WHAT TO WORK ON: The listing below begins with the first line you should copy; stop after the line containing "-1.82, -2.06, -2.2];", and drop every picture.

DATA EXTRACT:

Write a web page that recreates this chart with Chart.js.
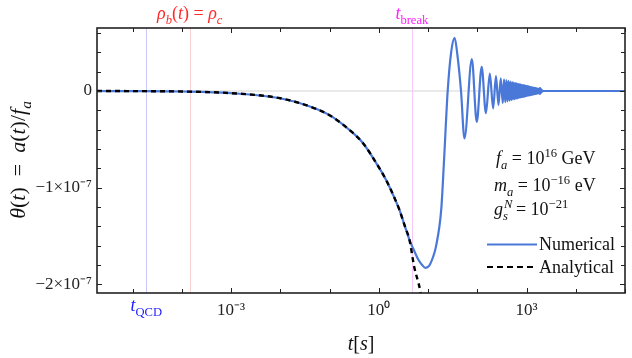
<!DOCTYPE html>
<html>
<head>
<meta charset="utf-8">
<script src="https://cdn.jsdelivr.net/npm/chart.js@4"></script>
<style>
  html, body { margin: 0; padding: 0; background: #fff; }
  canvas { display: block; }
</style>
</head>
<body>
<canvas id="graph1" width="632" height="358"></canvas>
<script>
// theta values in units of 1e-7
const numT = [1.9e-6, 1e-5, 1e-4, 1e-3, 0.01, 0.04, 0.1, 0.25, 0.48, 0.9, 1.41, 2.1, 2.63, 3.4, 4.2, 5.0, 6.3, 7.6, 8.9, 10.5, 12.6, 14.5, 18.6, 21, 25.1, 29.5, 34.7, 40, 46.8, 55, 77.6, 97.7,
  123, 150, 180, 210, 240, 270, 300,
  330, 350, 370, 390, 410, 430, 450, 470, 490, 510, 530, 550, 570, 590, 610, 630, 650, 670, 690, 710, 730, 750, 770, 790, 810, 830, 850, 870, 890, 910, 930, 950, 970, 990,
  1020, 1050, 1080, 1110, 1140, 1170, 1200, 1230, 1260, 1290, 1320, 1350, 1380, 1410, 1440, 1470, 1500, 1530, 1560, 1590, 1620, 1650, 1680, 1710, 1740, 1770, 1800, 1830, 1860, 1890, 1920, 1950, 1980, 2010, 2040, 2070, 2100,
  2200, 1e5];
const numTheta = [0, -0.001, -0.005, -0.022, -0.075, -0.16, -0.25, -0.40, -0.54, -0.75, -0.92, -1.11, -1.23, -1.40, -1.54, -1.63, -1.74, -1.80, -1.83, -1.81, -1.72, -1.61, -1.22, -0.75, 0, 0.40, 0.55, 0.35, 0, -0.49, 0.33, -0.32,
  0.25, -0.23, 0.18, -0.18, 0.155, -0.145, 0.13,
  -0.125, 0.12, -0.116, 0.112, -0.108, 0.104, -0.100, 0.097, -0.094, 0.091, -0.088, 0.086, -0.084, 0.082, -0.080, 0.078, -0.076, 0.074, -0.072, 0.071, -0.069, 0.068, -0.066, 0.065, -0.063, 0.062, -0.061, 0.060, -0.059, 0.058, -0.057, 0.056, -0.054, 0.053,
  -0.051, 0.050, -0.048, 0.047, -0.045, 0.044, -0.042, 0.041, -0.040, 0.038, -0.037, 0.036, -0.035, 0.034, -0.033, 0.032, -0.031, 0.030, -0.029, 0.027, -0.026, 0.025, -0.024, 0.022, -0.021, 0.022, -0.024, 0.027, -0.029, 0.030, -0.028, 0.024, -0.020, 0.015, -0.010, 0.006, -0.003,
  0, 0];

const anaT = [1.9e-6, 1e-5, 1e-4, 1e-3, 0.01, 0.04, 0.1, 0.25, 0.48, 0.9, 1.41, 2.1, 2.63, 3.4, 4.2, 5.25, 6.9, 7.6];
const anaTheta = [0, -0.001, -0.005, -0.022, -0.075, -0.16, -0.25, -0.40, -0.54, -0.75, -0.92, -1.11, -1.23, -1.40, -1.54, -1.82, -2.06, -2.2];

const xDecades = [-5, -4, -3, -2, -1, 0, 1, 2, 3, 4, 5];
const xLabelled = {"-3": "10⁻³", "0": "10⁰", "3": "10³"};
const yTicks = [-2, -1.8, -1.6, -1.4, -1.2, -1, -0.8, -0.6, -0.4, -0.2, 0, 0.2, 0.4, 0.6];
const yLabelled = {"0": "0", "-1": "−1×10⁻⁷", "-2": "−2×10⁻⁷"};

// marker times: t_QCD, rho_b = rho_c, t_break
const markT = [1.9e-5, 1.45e-4, 4.7];

const serif = "'Liberation Serif', 'Times New Roman', serif";
const blue = "#4a78d8";

function segFont(s, size) {
  const fs = (s.sub || s.sup) ? size * 0.7 : size;
  return (s.it ? "italic " : "") + fs + "px " + serif;
}
function segWidth(ctx, s, size) {
  ctx.font = segFont(s, size);
  let w = ctx.measureText(s.t).width;
  if (s.top) w = Math.max(w, ctx.measureText(s.top).width);
  return w;
}
function drawRich(ctx, segs, x, y, size, align, color) {
  let w = 0;
  for (const s of segs) w += segWidth(ctx, s, size);
  let cx = align === "center" ? x - w / 2 : (align === "right" ? x - w : x);
  ctx.fillStyle = color;
  ctx.textBaseline = "alphabetic";
  ctx.textAlign = "left";
  for (const s of segs) {
    const sw = segWidth(ctx, s, size);
    ctx.font = segFont(s, size);
    const dy = s.sub ? size * 0.25 : (s.sup ? -size * 0.4 : 0);
    ctx.fillText(s.t, cx, y + dy);
    if (s.top) ctx.fillText(s.top, cx + 1, y - size * 0.4);
    cx += sw;
  }
}

const decor = {
  id: "decor",
  beforeDatasetsDraw(chart) {
    const ctx = chart.ctx, a = chart.chartArea;
    const xs = chart.scales.x, ys = chart.scales.y;
    ctx.save();
    ctx.lineWidth = 1;
    const y0 = ys.getPixelForValue(0);
    ctx.strokeStyle = "#d4d4d4";
    ctx.beginPath(); ctx.moveTo(a.left, y0); ctx.lineTo(a.right, y0); ctx.stroke();
    const cols = ["#c8c8fa", "#f8d2d2", "#f8c8f8"];
    markT.forEach((t, i) => {
      const px = Math.round(xs.getPixelForValue(t)) + 0.5;
      ctx.strokeStyle = cols[i];
      ctx.beginPath(); ctx.moveTo(px, a.top); ctx.lineTo(px, a.bottom); ctx.stroke();
    });
    ctx.restore();
  },
  afterDraw(chart) {
    const ctx = chart.ctx, a = chart.chartArea;
    const xs = chart.scales.x, ys = chart.scales.y;
    ctx.save();
    // ticks inside the frame on all sides
    ctx.strokeStyle = "#222";
    ctx.lineWidth = 1;
    xDecades.forEach(k => {
      const px = Math.round(xs.getPixelForValue(Math.pow(10, k))) + 0.5;
      const len = xLabelled[k] ? 5 : 4;
      ctx.beginPath();
      ctx.moveTo(px, a.bottom); ctx.lineTo(px, a.bottom - len);
      ctx.moveTo(px, a.top); ctx.lineTo(px, a.top + len);
      ctx.stroke();
    });
    yTicks.forEach(v => {
      const py = Math.round(ys.getPixelForValue(v)) + 0.5;
      const len = yLabelled[v] ? 5 : 4;
      ctx.beginPath();
      ctx.moveTo(a.left, py); ctx.lineTo(a.left + len, py);
      ctx.moveTo(a.right, py); ctx.lineTo(a.right - len, py);
      ctx.stroke();
    });
    // frame
    ctx.lineWidth = 1.6;
    ctx.strokeRect(a.left, a.top, a.right - a.left, a.bottom - a.top);

    // marker labels
    const m0 = xs.getPixelForValue(markT[0]);
    const m1 = xs.getPixelForValue(markT[1]);
    const m2 = xs.getPixelForValue(markT[2]);
    drawRich(ctx, [{t: "t", it: true}, {t: "QCD", sub: true}], m0, 311, 18, "center", "#1a1aff");
    drawRich(ctx, [{t: "ρ", it: true}, {t: "b", it: true, sub: true}, {t: "("}, {t: "t", it: true}, {t: ") = "}, {t: "ρ", it: true}, {t: "c", it: true, sub: true}], m1, 19, 18, "center", "#ff2a2a");
    drawRich(ctx, [{t: "t", it: true}, {t: "break", sub: true}], m2, 19, 18, "center", "#ff22ff");

    // parameter box
    drawRich(ctx, [{t: "f", it: true}, {t: "a", it: true, sub: true}, {t: " = 10"}, {t: "16", sup: true}, {t: " GeV"}], 496, 164, 18, "left", "#111");
    drawRich(ctx, [{t: "m", it: true}, {t: "a", it: true, sub: true}, {t: " = 10"}, {t: "−16", sup: true}, {t: " eV"}], 494, 191, 18, "left", "#111");
    drawRich(ctx, [{t: "g", it: true}, {t: "s", top: "N", it: true, sub: true}, {t: " = 10"}, {t: "−21", sup: true}], 494, 215, 18, "left", "#111");

    // legend
    ctx.lineWidth = 2.2;
    ctx.strokeStyle = blue;
    ctx.beginPath(); ctx.moveTo(487, 244.5); ctx.lineTo(537, 244.5); ctx.stroke();
    ctx.strokeStyle = "#000";
    ctx.setLineDash([6, 4]);
    ctx.lineWidth = 2.2;
    ctx.beginPath(); ctx.moveTo(487, 267); ctx.lineTo(537, 267); ctx.stroke();
    ctx.setLineDash([]);
    drawRich(ctx, [{t: "Numerical"}], 539, 250, 18, "left", "#111");
    drawRich(ctx, [{t: "Analytical"}], 539, 273, 18, "left", "#111");

    // axis titles
    drawRich(ctx, [{t: "t", it: true}, {t: "["}, {t: "s", it: true}, {t: "]"}], 361, 350, 20, "center", "#111");
    ctx.translate(25, 160);
    ctx.rotate(-Math.PI / 2);
    drawRich(ctx, [{t: "θ", it: true}, {t: "("}, {t: "t", it: true}, {t: ")  =  "}, {t: "a", it: true}, {t: "("}, {t: "t", it: true}, {t: ")/"}, {t: "f", it: true}, {t: "a", it: true, sub: true}], 0, 0, 22, "center", "#111");
    ctx.restore();
  }
};

const graph1 = new Chart("graph1", {
  type: "line",
  data: {
    datasets: [{
      label: "Analytical",
      data: anaT.map((t, i) => ({x: t, y: anaTheta[i]})),
      borderColor: "#000",
      borderWidth: 2.4,
      borderDash: [5, 4],
      pointRadius: 0,
      fill: false,
      cubicInterpolationMode: "monotone"
    }, {
      label: "Numerical",
      data: numT.map((t, i) => ({x: t, y: numTheta[i]})),
      borderColor: blue,
      borderWidth: 2.2,
      pointRadius: 0,
      fill: false,
      cubicInterpolationMode: "monotone"
    }]
  },
  options: {
    responsive: false,
    animation: false,
    devicePixelRatio: 1,
    layout: {padding: {left: 0, top: 28, right: 5, bottom: 0}},
    plugins: {legend: {display: false}, tooltip: {enabled: false}},
    scales: {
      x: {
        type: "logarithmic",
        min: 1.9e-6,
        max: 1e5,
        grid: {display: false, drawTicks: false},
        border: {display: false},
        afterBuildTicks: s => { s.ticks = xDecades.map(k => ({value: Math.pow(10, k)})); },
        afterFit: s => { s.height = 65; },
        ticks: {
          autoSkip: false, maxRotation: 0, padding: 7, color: "#222",
          font: {family: serif, size: 17},
          callback: (v) => { const k = Math.round(Math.log10(v)); return xLabelled[k] || ""; }
        }
      },
      y: {
        min: -2.09,
        max: 0.652,
        grid: {display: false, drawTicks: false},
        border: {display: false},
        afterBuildTicks: s => { s.ticks = yTicks.map(v => ({value: v})); },
        afterFit: s => { s.width = 97; },
        ticks: {
          autoSkip: false, padding: 5, color: "#222",
          font: {family: serif, size: 17},
          callback: (v) => { const k = Math.round(v * 10) / 10; return yLabelled[k] || ""; }
        }
      }
    }
  },
  plugins: [decor]
});
</script>
</body>
</html>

FINISHED TASK:
Write a web page that recreates this chart with Chart.js.
<!DOCTYPE html>
<html>
<head>
<meta charset="utf-8">
<script src="https://cdn.jsdelivr.net/npm/chart.js@4"></script>
<style>
  html, body { margin: 0; padding: 0; background: #fff; }
  canvas { display: block; }
</style>
</head>
<body>
<canvas id="graph1" width="632" height="358"></canvas>
<script>
// theta values in units of 1e-7
const numT = [1.9e-6, 1e-5, 1e-4, 1e-3, 0.01, 0.04, 0.1, 0.25, 0.48, 0.9, 1.41, 2.1, 2.63, 3.4, 4.2, 5.0, 6.3, 7.6, 8.9, 10.5, 12.6, 14.5, 18.6, 21, 25.1, 29.5, 34.7, 40, 46.8, 55, 77.6, 97.7,
  123, 150, 180, 210, 240, 270, 300,
  330, 350, 370, 390, 410, 430, 450, 470, 490, 510, 530, 550, 570, 590, 610, 630, 650, 670, 690, 710, 730, 750, 770, 790, 810, 830, 850, 870, 890, 910, 930, 950, 970, 990,
  1020, 1050, 1080, 1110, 1140, 1170, 1200, 1230, 1260, 1290, 1320, 1350, 1380, 1410, 1440, 1470, 1500, 1530, 1560, 1590, 1620, 1650, 1680, 1710, 1740, 1770, 1800, 1830, 1860, 1890, 1920, 1950, 1980, 2010, 2040, 2070, 2100,
  2200, 1e5];
const numTheta = [0, -0.001, -0.005, -0.022, -0.075, -0.16, -0.25, -0.40, -0.54, -0.75, -0.92, -1.11, -1.23, -1.40, -1.54, -1.63, -1.74, -1.80, -1.83, -1.81, -1.72, -1.61, -1.22, -0.75, 0, 0.40, 0.55, 0.35, 0, -0.49, 0.33, -0.32,
  0.25, -0.23, 0.18, -0.18, 0.155, -0.145, 0.13,
  -0.125, 0.12, -0.116, 0.112, -0.108, 0.104, -0.100, 0.097, -0.094, 0.091, -0.088, 0.086, -0.084, 0.082, -0.080, 0.078, -0.076, 0.074, -0.072, 0.071, -0.069, 0.068, -0.066, 0.065, -0.063, 0.062, -0.061, 0.060, -0.059, 0.058, -0.057, 0.056, -0.054, 0.053,
  -0.051, 0.050, -0.048, 0.047, -0.045, 0.044, -0.042, 0.041, -0.040, 0.038, -0.037, 0.036, -0.035, 0.034, -0.033, 0.032, -0.031, 0.030, -0.029, 0.027, -0.026, 0.025, -0.024, 0.022, -0.021, 0.022, -0.024, 0.027, -0.029, 0.030, -0.028, 0.024, -0.020, 0.015, -0.010, 0.006, -0.003,
  0, 0];

const anaT = [1.9e-6, 1e-5, 1e-4, 1e-3, 0.01, 0.04, 0.1, 0.25, 0.48, 0.9, 1.41, 2.1, 2.63, 3.4, 4.2, 5.25, 6.9, 7.6];
const anaTheta = [0, -0.001, -0.005, -0.022, -0.075, -0.16, -0.25, -0.40, -0.54, -0.75, -0.92, -1.11, -1.23, -1.40, -1.54, -1.82, -2.06, -2.2];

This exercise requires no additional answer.